Our society has a LOT of assets, some of which even appreciate over time. Consider shares of stocks, a market basket of bonds, shares in real property (and there is nothing intrinsically wrong with gold mines) as the more usual form of such tradable assets. They have a unit of account (shares) that is convertable with a calculation. A hand-held wireless device could make it a snap. Those shares could even be insured, and that starts to look like a good deal when considering promises such as, "the full faith and credit of the US Government." At least they get independently audited and rated by someone with something to lose if they are wrong!
Calculating is getting cheap, which almost obviates the need for a unit of account. A currency based upon a range of assets, with the option of converting them to shares in ownership of those assets might well be store of value preferable to gold. The medium of electronic exchange is obvious and is done all the time with existing currencies when you buy with your VISA card overseas. Marketers of currencies would compete in providing superior currencies, much the way countries do now. They could offer that product with transparent access to independent verification of the assets, and the level of risk associated therewith, much the way we do now with bonds. Intelligent agent software could learn the preferences of the currency owner and diversify the holdings as appropriate. Conversions would be nearly instantaneous. Certainly there wouldn't be the need for a "reserve currency" as all assets could be in production. In fact, such a spread of currencies would reduce the propensity to have a "run" on a single asset and reduce the wild swings in an economy when one is preferred to others and but a single currency among many might be at risk.
There are a number of people doing some serious academic work on this, David Freidman (Milton's kid) among them. I have designed a free-market verification and insurance system that provides an effective set of checks and balances and those principles might be useful toward providing an effective alternative to civic currency.
Finally, consider those functions (medium of exchange, store of value, and unit of account) as what they really are: a substitute for barter. They are a "transaction-facilitation service" and as far as I am concerned, there is no reason that government should have a monopoly on such a business. It has proven to be an untrustworthy agent and because of computers isn't really necessary. What we need from government is the final police power in support of the rule of law (even civil courts are being privatized through arbitration and mediation services).
P.S. Unimportant point offered just to clarify my initial misunderstanding: your use of the word "option" is incorrect and caused me not to understand post #300. As you are describing it now, the currency is a claim on assets not the right, but not the obligation, to buy (call) assets at a specified price within a specified time.
An aspect to the multiple currencies idea that I haven't seen discussed relates to the tendency of markets to squeeze out redundant inventory. The examples I was noodling on were Beta vs VHS and IBM vs The World in the early days of personal computers. Both markets moved toward de-facto monopoly of a single design (although manufactured by multiple vendors).
This was a wonderful thing for third-party people who had to incorporate aspects of these goods into their processes (video duplication & rental, software production and sales, etc.)

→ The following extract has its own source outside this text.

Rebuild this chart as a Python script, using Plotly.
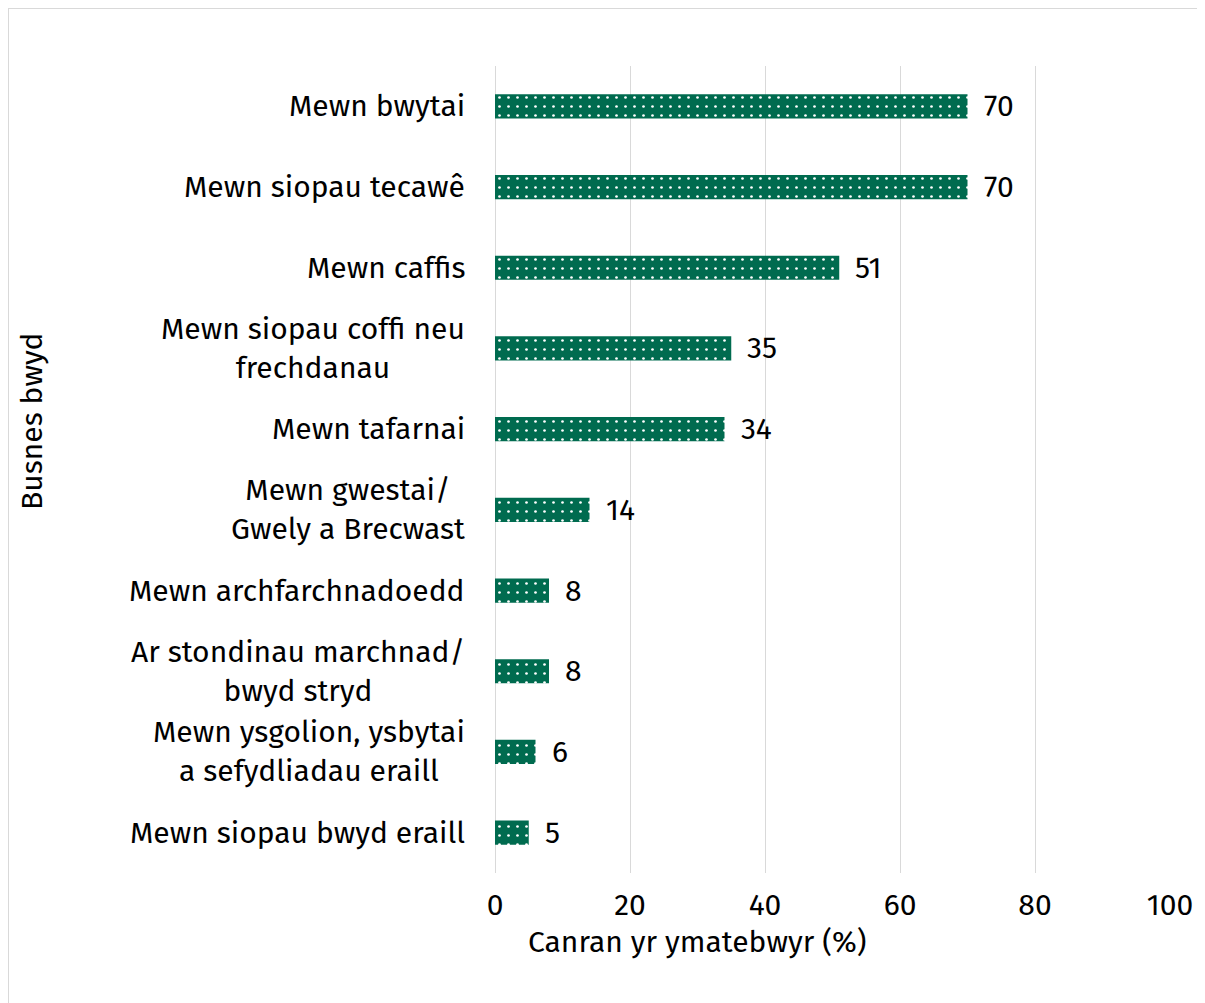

With currency you have third parties like vending machine makers, retailers who don't want two- or three-story cash drawers at checkouts, etc., all wanting a single form factor and design. Frequent currency innovations also not welcome here.
Is there really competition in useful areas that bring customer benefits... if retailer wants to give me change, and has only X-brand currency, but I prefer Y-brand currency, will I really turn down X, assuming both equally negotiable? Similar to Coke/Pepsi: most people have preference, but will accept other if only one available. Competition has heavy distribution game component, starts to swamp price/quality component. Leads to high marketing expense and high marketing as percentage of cost. Retailers hold high cards here, can bleed currency suppliers, possibly extracting most profit from 'currency supply business'.
Commodity product with distributors in command. Ugly business for manufacturers.